ABSTRACT

As almost everyone now knows, in 1989 in Eastern Europe and 1991 in the Soviet Union, Communism collapsed as an official ideology and form of economic and political organization. Yugoslavia broke apart into a number of warring states; Czechoslovakia divided into Slovakia and the Czech Republic; and, perhaps most significantly of all, the Soviet Union became fragmented into a whole series of sovereign or semisovereign states, the largest and most politically significant of which is Russia. These changes seemed to come very suddenly, and almost no one anticipated them. There has been no dearth of interpretations as to why Communism collapsed. The interpretations have differed widely, but many seem to rest on the assumption that popular pressure, the “will of the people,” was a major determining factor.

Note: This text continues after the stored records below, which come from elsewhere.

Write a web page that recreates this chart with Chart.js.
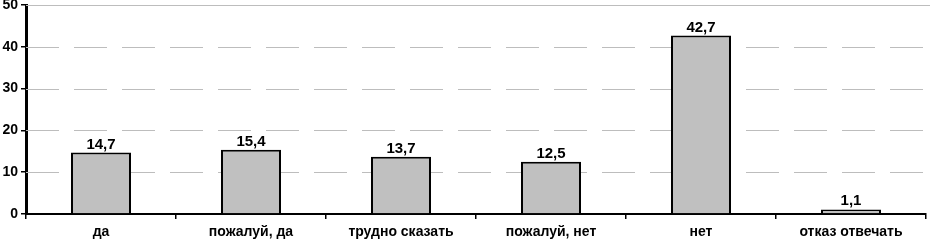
<!DOCTYPE html>
<html>
<head>
<meta charset="utf-8">
<script src="https://cdn.jsdelivr.net/npm/chart.js@4.4.0/dist/chart.umd.min.js"></script>
<style>
  html, body { margin: 0; padding: 0; background: #fff; }
  #wrap { width: 930px; height: 243px; position: relative; }
</style>
</head>
<body>
<div id="wrap"><canvas id="barChart"></canvas></div>
<script>
// Answers and shares, %
const categories = ['да', 'пожалуй, да', 'трудно сказать', 'пожалуй, нет', 'нет', 'отказ отвечать'];
const values = [14.7, 15.4, 13.7, 12.5, 42.7, 1.1];
const yTicks = [0, 10, 20, 30, 40, 50];

const FONT = '"Liberation Sans", Arial, sans-serif';

// Dashed grey grid lines, solid line on top
const gridPlugin = {
    id: 'dashedGrid',
    beforeDatasetsDraw(chart) {
        const { ctx, chartArea, scales } = chart;
        ctx.save();
        ctx.strokeStyle = '#bdbdbd';
        ctx.lineWidth = 1;
        yTicks.forEach(v => {
            if (v === 0) return;
            const y = Math.round(scales.y.getPixelForValue(v)) + 0.5;
            ctx.setLineDash(v === 50 ? [] : [33, 15]);
            ctx.beginPath();
            ctx.moveTo(chartArea.left, y);
            ctx.lineTo(v === 50 ? chart.width : chartArea.right, y);
            ctx.stroke();
        });
        ctx.restore();
    }
};

// Value labels above bars, comma decimal
const labelPlugin = {
    id: 'valueLabels',
    afterDatasetsDraw(chart) {
        const { ctx } = chart;
        const meta = chart.getDatasetMeta(0);
        ctx.save();
        ctx.fillStyle = '#000';
        ctx.font = 'bold 15px ' + FONT;
        ctx.textAlign = 'center';
        ctx.textBaseline = 'alphabetic';
        meta.data.forEach((bar, i) => {
            ctx.fillText(values[i].toFixed(1).replace('.', ','), bar.x, bar.y - 4);
        });
        ctx.restore();
    }
};

new Chart(document.getElementById('barChart'), {
    type: 'bar',
    data: {
        labels: categories,
        datasets: [{
            data: values,
            backgroundColor: '#c0c0c0',
            borderColor: '#000',
            borderWidth: 2,
            borderSkipped: 'bottom',
            barPercentage: 0.4,
            categoryPercentage: 1
        }]
    },
    options: {
        responsive: true,
        maintainAspectRatio: false,
        animation: false,
        layout: { padding: { top: 5, right: 4, left: 0, bottom: 0 } },
        plugins: {
            legend: { display: false },
            tooltip: { enabled: false }
        },
        scales: {
            x: {
                grid: { drawOnChartArea: false, drawTicks: true, tickLength: 5, color: '#000', lineWidth: 1.5 },
                border: { color: '#000', width: 2 },
                ticks: {
                    color: '#000',
                    padding: 5,
                    maxRotation: 0,
                    autoSkip: false,
                    font: { family: FONT, size: 14, weight: 'bold' }
                },
                afterFit(scale) { scale.height = 29; scale.paddingLeft = 0; scale.paddingRight = 0; }
            },
            y: {
                min: 0,
                max: 50,
                afterBuildTicks(scale) { scale.ticks = yTicks.map(v => ({ value: v })); },
                grid: { drawOnChartArea: false, drawTicks: true, tickLength: 5, color: '#000', lineWidth: 1.5 },
                border: { color: '#000', width: 3 },
                ticks: {
                    color: '#000',
                    padding: 3,
                    font: { family: FONT, size: 14, weight: 'bold' }
                },
                afterFit(scale) { scale.width = 26; scale.paddingTop = 0; scale.paddingBottom = 0; }
            }
        }
    },
    plugins: [gridPlugin, labelPlugin]
});
</script>
</body>
</html>
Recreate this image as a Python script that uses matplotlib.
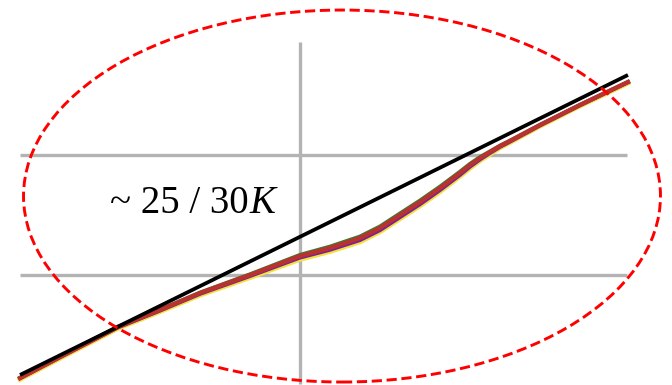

In this insightful article, the British sociologist Krishan Kumar argues against such a view. Of course there was popular pressure, he says, and the people did want to see the transformations that occurred. However, the same popular pressure existed in Hungary in 1956 and Czechoslovakia in 1968, and yet those attempts to liberalize the respective Communist regimes were forcibly crushed. As Kumar notes, discontent with established political regimes is a fairly constant feature of world history, but it seldom leads to major political changes. What was different about 1989 and 1991, Kumar argues, is that significant portions of the Communist elites were intent on change. The old Communist system was already in the throes of significant decay, even though much of the decline remained under the surface and was therefore hidden from most people’s observations. The exact reasons for the decay of the old system are not completely clear, but whatever the explanations, it seems unwarranted to ascribe the downfall of Communism simply to popular protest. That by itself is seldom, if ever, capable of toppling vast systems of entrenched power, especially those on the scale of modern Communist regimes.